In Boston, a low of minus 8 degrees was forecast for Friday night. Wind chills could reach 35 below zero, the weather service said. Boston closed schools Friday to protect students.
A wet winter storm that hit the West Coast swept across the nation earlier in the week, drawing in the omnipresent polar vortex and its icy climes, forecasters said. One reason moderate temperatures were expected to rebound rapidly, expected to exit by Sunday, is that the extreme cold may have broken off more than it can chew, said National Weather Service lead meteorologist Michael Cempa.
"There’s no more warm air left in the polar regions anymore," he said. "There's nothing up north to replace it."

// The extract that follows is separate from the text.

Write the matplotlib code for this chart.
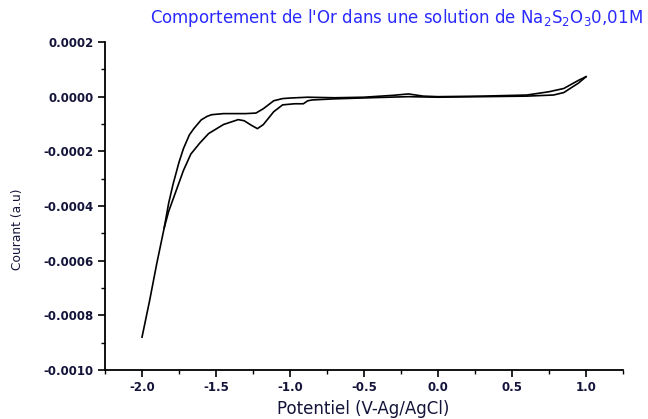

The warnings about the Arctic blast forecast for the Northeast come as a deadly ice storm that caused misery in Texas wound down Thursday.
On Friday, the city and county of Austin, Texas, made disaster declarations in the wake of the storm, streamlining state and federal aid for recovery.
But the effects persisted there. More than 197,000 homes and businesses in the state remained without power Friday night, mostly in central and northeastern Texas, according to PowerOutage.us.
Nearly 29,000 customers were without power after nightfall in New York state and Massachusetts, according to the grid-monitoring website.
CORRECTION (Feb. 4, 2023, 6:28 p.m. ET): A previous version of this article misstated the location of Mount Washington’s observatory. It’s at the summit of Mount Washington, not in North Conway. It also misstated the feels-like temperature. The wind chill was minus 101 degrees, not 101 degrees below freezing.